Argentine fantasy artist

Gustavo Cabral (born July 20, 1963), better known as Ciruelo ('plum tree'), is an Argentine fantasy artist, whose work focuses especially on dragons.

==Biography==
Ciruelo Cabral was born in Buenos Aires, Argentina. He was born with color blindness. At age 13 Cabral enrolled in Instituto Fernando Fader, an art school, where he began his formal studies. He started working as illustrator at age 18 for a graphic advertising company, and soon after began doing comic covers. In 1987 he moved to Barcelona, Spain where he drew fantasy books' covers and inside drawings for Timun Mas, a publisher that specializes in the genre.

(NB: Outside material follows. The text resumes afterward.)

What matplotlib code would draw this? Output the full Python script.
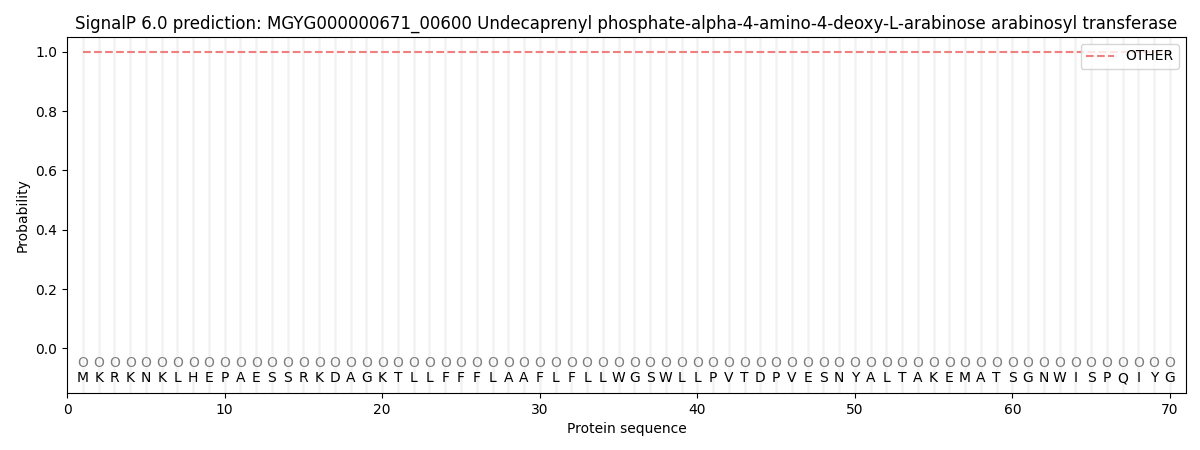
import matplotlib
matplotlib.use("Agg")
import matplotlib.pyplot as plt

# Sequence and per-residue prediction
sequence = "MKRKNKLHEPAESSRKDAGKTLLFFFLAAFLFLLWGSWLLPVTDPVESNYALTAKEMATSGNWISPQIYG"
positions = list(range(1, len(sequence) + 1))
other_prob = [1.0] * len(sequence)
title = "SignalP 6.0 prediction: MGYG000000671_00600 Undecaprenyl phosphate-alpha-4-amino-4-deoxy-L-arabinose arabinosyl transferase"

fig, ax = plt.subplots(figsize=(12, 4.5), dpi=100)

# light vertical guide per residue
for p in positions:
    ax.axvline(p, color="#f2f2f2", linewidth=1.8, zorder=0)

ax.plot(positions, other_prob, linestyle="--", color="#f08080", linewidth=1.5, label="OTHER")

# residue letters and markers below zero
for p, aa in zip(positions, sequence):
    ax.text(p, -0.05, "O", ha="center", va="center", fontsize=10, color="gray")
    ax.text(p, -0.1, aa, ha="center", va="center", fontsize=10, color="black")

ax.set_xlim(0, len(sequence) + 1)
ax.set_ylim(-0.15, 1.05)
ax.set_xlabel("Protein sequence")
ax.set_ylabel("Probability")
ax.set_title(title)
ax.legend(loc="upper right")

plt.subplots_adjust(left=0.056, right=0.988, top=0.918, bottom=0.127)
fig.savefig("out.png")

Cabral then widened his horizons and did work for companies around the world, including companies in the United States, Germany and Spain. He drew the covers of the Chronicles of the Shadow War, a Bantam trilogy written by George Lucas. He has also done music album covers, such as Steve Vai's The Seventh Song and The Flower King's Adam & Eve, and magazine covers for, among others, Playboy and Heavy Metal. His artwork can also be seen in some Magic: The Gathering cards.

Cabral uses mainly acrylic and oil painting, but also a number of other techniques, including his famous and distinctive paintings on rocks, which he created and calls "petropictos" (literally: stone paintings). He has published four books with his drawings: The Book of the Dragon (1990), Ciruelo (1990), Luz, the Art of Ciruelo (1997) and Magia, the Ciruelo Sketchbook (2000).

Ciruelo created the poster art for two Argentine films: Eliseo Subiela's classic Man Facing Southeast (1986) and the surrealist cult film Fuego gris (1994), written and directed by Pablo César. The art for Fuego gris was also used in Luis Alberto Spinetta's album of the same name, which was also the original soundtrack for the film.

Cabral's work is represented in the 2002 collection Paper Tiger Fantasy Art Gallery.